WHAT YOU NEED TO DO: Where the word "page" occurs in a line, return that line.

PROVIDED ENTRIES:
%%
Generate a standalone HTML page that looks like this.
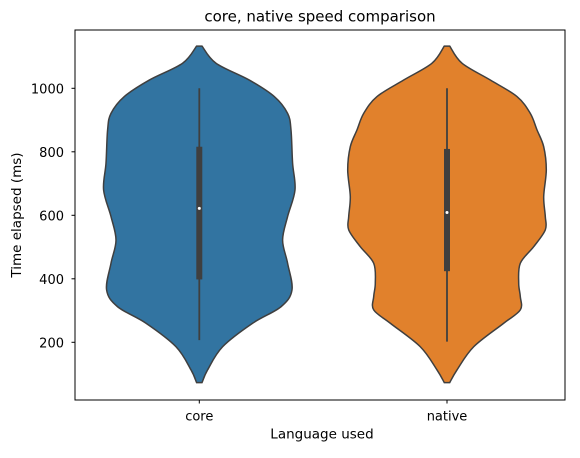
%%
%%
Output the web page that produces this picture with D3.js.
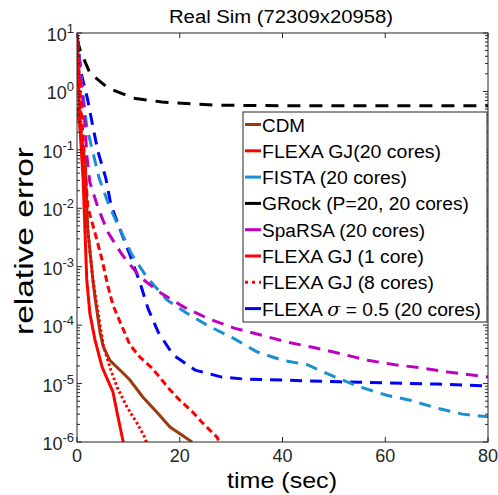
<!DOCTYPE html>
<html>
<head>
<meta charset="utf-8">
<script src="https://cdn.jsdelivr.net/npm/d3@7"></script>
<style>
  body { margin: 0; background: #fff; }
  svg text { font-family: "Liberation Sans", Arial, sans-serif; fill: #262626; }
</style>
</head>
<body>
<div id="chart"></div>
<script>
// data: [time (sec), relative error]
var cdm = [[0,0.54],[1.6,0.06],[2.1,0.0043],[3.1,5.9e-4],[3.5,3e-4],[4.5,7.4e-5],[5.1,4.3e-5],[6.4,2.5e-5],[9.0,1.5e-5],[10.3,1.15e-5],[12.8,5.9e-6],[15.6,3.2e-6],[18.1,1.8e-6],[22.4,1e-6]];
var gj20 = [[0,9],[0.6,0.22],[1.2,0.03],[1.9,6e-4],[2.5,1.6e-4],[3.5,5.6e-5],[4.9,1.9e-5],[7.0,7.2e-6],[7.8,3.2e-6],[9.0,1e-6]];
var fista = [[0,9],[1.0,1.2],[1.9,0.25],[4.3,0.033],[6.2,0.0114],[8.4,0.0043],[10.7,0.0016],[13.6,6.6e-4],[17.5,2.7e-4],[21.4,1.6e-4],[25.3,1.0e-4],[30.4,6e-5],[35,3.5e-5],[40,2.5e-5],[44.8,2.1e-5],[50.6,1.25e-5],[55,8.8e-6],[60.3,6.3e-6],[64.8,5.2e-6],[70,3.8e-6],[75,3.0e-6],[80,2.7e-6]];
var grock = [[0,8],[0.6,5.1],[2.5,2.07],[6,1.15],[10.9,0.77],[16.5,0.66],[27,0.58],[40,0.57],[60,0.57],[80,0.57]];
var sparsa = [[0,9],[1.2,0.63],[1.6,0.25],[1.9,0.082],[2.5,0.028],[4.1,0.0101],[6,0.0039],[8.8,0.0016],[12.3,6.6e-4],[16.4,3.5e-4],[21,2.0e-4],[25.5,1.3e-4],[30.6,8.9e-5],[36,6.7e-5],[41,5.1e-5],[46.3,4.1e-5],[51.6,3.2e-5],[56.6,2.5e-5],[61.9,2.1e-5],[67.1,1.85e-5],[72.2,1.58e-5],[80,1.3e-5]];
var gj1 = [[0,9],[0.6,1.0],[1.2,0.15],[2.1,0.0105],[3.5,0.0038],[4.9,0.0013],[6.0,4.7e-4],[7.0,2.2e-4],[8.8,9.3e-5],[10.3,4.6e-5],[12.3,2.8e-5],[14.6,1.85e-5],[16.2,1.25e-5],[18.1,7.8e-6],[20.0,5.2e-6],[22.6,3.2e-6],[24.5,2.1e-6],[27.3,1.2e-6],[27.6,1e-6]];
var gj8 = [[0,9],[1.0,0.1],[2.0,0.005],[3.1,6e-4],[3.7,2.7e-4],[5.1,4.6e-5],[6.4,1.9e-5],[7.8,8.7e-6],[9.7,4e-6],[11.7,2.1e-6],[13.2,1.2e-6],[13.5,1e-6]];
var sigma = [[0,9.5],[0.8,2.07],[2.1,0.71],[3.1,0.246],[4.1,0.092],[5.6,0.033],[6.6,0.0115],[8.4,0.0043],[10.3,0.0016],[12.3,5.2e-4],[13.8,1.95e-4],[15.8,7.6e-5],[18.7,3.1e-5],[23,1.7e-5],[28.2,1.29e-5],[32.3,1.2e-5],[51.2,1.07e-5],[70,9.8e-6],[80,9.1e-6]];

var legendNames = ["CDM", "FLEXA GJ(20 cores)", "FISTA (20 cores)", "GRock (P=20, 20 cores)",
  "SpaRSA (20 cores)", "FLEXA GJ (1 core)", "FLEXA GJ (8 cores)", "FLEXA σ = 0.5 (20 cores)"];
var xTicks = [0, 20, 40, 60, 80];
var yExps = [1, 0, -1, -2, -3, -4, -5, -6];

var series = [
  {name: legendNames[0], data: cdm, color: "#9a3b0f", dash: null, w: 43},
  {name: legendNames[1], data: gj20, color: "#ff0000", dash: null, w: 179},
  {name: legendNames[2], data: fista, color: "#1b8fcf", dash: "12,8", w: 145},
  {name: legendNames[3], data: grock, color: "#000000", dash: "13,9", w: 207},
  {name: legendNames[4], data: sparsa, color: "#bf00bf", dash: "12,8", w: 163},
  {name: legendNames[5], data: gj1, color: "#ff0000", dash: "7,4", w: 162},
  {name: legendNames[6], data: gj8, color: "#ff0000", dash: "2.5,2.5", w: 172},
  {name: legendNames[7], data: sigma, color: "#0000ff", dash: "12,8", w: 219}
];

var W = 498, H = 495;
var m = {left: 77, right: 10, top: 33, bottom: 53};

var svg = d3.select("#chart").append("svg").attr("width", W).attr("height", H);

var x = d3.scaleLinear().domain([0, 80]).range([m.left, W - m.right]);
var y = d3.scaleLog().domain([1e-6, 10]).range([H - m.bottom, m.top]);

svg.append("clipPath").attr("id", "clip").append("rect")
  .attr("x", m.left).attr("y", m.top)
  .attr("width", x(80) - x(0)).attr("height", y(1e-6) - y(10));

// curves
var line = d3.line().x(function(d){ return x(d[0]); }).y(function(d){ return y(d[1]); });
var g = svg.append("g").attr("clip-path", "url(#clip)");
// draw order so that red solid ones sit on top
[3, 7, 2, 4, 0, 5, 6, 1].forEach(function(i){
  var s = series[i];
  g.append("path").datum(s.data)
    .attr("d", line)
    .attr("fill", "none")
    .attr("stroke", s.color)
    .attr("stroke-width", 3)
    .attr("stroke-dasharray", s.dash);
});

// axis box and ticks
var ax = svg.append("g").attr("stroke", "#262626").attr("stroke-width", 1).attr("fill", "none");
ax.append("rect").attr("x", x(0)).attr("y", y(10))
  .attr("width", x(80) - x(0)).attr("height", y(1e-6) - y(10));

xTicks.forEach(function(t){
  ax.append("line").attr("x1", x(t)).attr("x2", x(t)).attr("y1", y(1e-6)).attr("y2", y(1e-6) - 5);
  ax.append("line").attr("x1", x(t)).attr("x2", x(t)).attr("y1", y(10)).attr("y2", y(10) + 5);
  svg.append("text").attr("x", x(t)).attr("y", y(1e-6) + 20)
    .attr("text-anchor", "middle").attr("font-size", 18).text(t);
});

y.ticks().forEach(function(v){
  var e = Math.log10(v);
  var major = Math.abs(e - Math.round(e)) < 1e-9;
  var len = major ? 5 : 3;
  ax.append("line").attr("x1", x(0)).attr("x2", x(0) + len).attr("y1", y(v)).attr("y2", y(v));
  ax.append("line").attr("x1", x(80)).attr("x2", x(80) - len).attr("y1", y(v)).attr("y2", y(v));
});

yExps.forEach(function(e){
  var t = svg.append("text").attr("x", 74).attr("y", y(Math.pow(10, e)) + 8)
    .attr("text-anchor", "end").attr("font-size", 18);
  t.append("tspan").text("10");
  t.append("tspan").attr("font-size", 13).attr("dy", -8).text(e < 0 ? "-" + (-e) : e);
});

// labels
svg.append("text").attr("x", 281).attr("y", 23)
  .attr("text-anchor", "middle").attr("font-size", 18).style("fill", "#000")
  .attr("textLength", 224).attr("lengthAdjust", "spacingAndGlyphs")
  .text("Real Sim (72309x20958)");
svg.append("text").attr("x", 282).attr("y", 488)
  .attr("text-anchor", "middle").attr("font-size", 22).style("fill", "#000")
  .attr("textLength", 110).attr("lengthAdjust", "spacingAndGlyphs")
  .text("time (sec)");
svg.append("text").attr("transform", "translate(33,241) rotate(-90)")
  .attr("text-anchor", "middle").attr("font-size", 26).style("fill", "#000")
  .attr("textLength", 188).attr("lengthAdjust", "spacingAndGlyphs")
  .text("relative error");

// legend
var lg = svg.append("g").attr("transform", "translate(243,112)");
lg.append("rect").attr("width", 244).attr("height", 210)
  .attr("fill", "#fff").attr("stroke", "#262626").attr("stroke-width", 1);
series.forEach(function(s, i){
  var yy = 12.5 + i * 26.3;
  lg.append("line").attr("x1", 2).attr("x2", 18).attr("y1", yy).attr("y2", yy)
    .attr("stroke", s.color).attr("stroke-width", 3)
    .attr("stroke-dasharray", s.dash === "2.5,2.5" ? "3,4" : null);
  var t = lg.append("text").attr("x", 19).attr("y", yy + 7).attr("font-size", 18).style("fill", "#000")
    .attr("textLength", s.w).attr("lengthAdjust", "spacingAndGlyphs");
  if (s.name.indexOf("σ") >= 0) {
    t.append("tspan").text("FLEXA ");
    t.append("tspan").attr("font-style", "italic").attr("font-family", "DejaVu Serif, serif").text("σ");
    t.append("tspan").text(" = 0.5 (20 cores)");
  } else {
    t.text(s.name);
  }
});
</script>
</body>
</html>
%%
SOLUTION BELOW:
Generate a standalone HTML page that looks like this.
Output the web page that produces this picture with D3.js.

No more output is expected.